Tunable electronic and optical properties of MoTe2/black phosphorene van der Waals heterostructure: a first-principles study

Van der Waals heterostructures have attracted widespread attention due to their unique photoelectric properties. In this study, the MoTe2/BP vdWH's formation and stability, electrical structure, and optical properties are examined utilizing density functional theory (DFT) calculations. Using the PBE and HSE06 methods, it is discovered that the type of band alignment in the heterojunction is type-I, and it has indirect bandgap of 1.01 eV and 1.44 eV, respectively. A weak van der Waals force exists between the MoTe2 and BP layers. Notably, compared to isolated MoTe2 and BP monolayers, the heterojunction demonstrates a higher absorption coefficient (~105 cm-1) and a broader absorption wavelength range. Furthermore, we have shown that the type of band alignments of the heterojunction can be adjusted by applying biaxial strain, introducing an external electric field, and altering the interlayer spacing.
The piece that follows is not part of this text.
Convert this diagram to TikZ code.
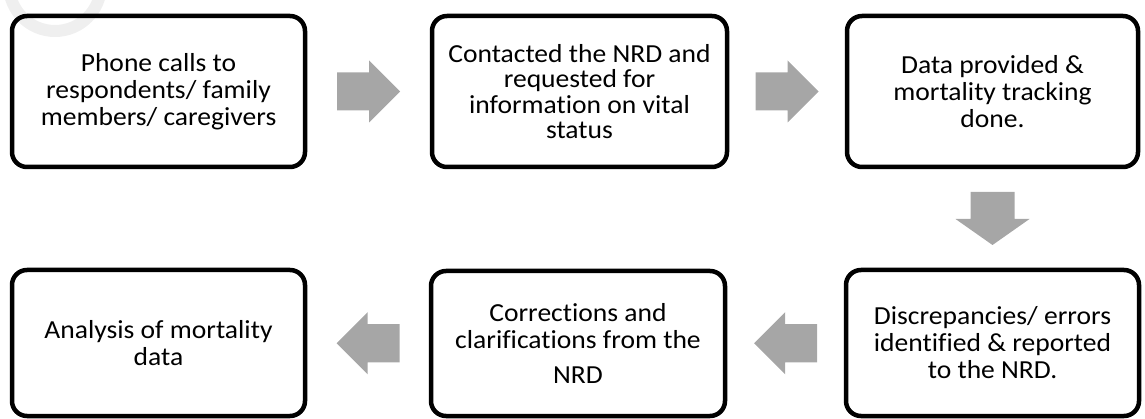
\documentclass[tikz,border=0pt]{standalone}
\usepackage{fontspec}
\setmainfont{Carlito}[FakeStretch=1.06, Ligatures=NoCommon]
\usetikzlibrary{calc}
\definecolor{arrowgrey}{HTML}{A6A6A6}
\definecolor{markgrey}{HTML}{EFEFEF}
\begin{document}
\begin{tikzpicture}[x=1pt,y=-1pt,
  stepbox/.style={draw=black, line width=4.5pt, rounded corners=15pt,
    minimum width=293pt, minimum height=151pt, align=center, inner sep=0pt,
    font=\fontsize{26}{27}\selectfont},
  blockarr/.pic={\fill[arrowgrey] (-31.5,-19) -- (0.5,-19) -- (0.5,-31) -- (31.5,0)
      -- (0.5,31) -- (0.5,19) -- (-31.5,19) -- cycle;},
  droparr/.pic={\fill[arrowgrey] (-26.5,-22) -- (0.5,-22) -- (0.5,-37) -- (26.5,0)
      -- (0.5,37) -- (0.5,22) -- (-26.5,22) -- cycle;}]
\useasboundingbox (0,0) rectangle (1145,419);

% faint ring in the corner
\draw[markgrey, line width=12pt] (55,-15) circle (46);

% process steps
\node[stepbox] (phone) at (158.5,91.5)
  {Phone calls to\\respondents/ family\\members/ caregivers};
\node[stepbox, minimum width=295pt] (nrd) at (579.5,91.5)
  {Contacted the NRD and\\[-1.5pt]requested for\\[-1.5pt]information on vital\\[-1.5pt]status};
\node[stepbox, minimum width=291pt] (data) at (992.5,91.5)
  {Data provided \&\\mortality tracking\\done.};
\node[stepbox, minimum height=146pt] (disc) at (992.5,343)
  {\raisebox{-3pt}{\parbox{280pt}{\centering Discrepancies/ errors\\identified \& reported\\to the NRD.}}};
\node[stepbox, minimum width=294pt, minimum height=145pt] (corr) at (578,343.5)
  {Corrections and\\clarifications from the\\[8pt]NRD};
\node[stepbox, minimum height=146pt] (anal) at (158.5,343)
  {Analysis of mortality\\data};

% block arrows between the steps
\pic at ($(phone.east)!0.5!(nrd.west)$) {blockarr};
\pic at ($(nrd.east)!0.5!(data.west)$) {blockarr};
\pic[rotate=-90] at ($(data.south)!0.5!(disc.north)$) {droparr};
\pic[rotate=180] at ($(disc.west)!0.5!(corr.east)$) {blockarr};
\pic[rotate=180] at ($(corr.west)!0.5!(anal.east)$) {blockarr};
\end{tikzpicture}
\end{document}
These adjustments enable type-I to type-II band alignment and semiconductor-metal transitions. With the interlayer spacing increasing and tensile stress applied, the absorption intensity in the UV-Vis range gradually decreases. Interestingly, the external electric field shows minimal impact on the absorption intensity. This study offers insightful theoretical direction for prospective uses of novel 2D van der Waals heterostructures in various fields, including solar cells and photodetectors.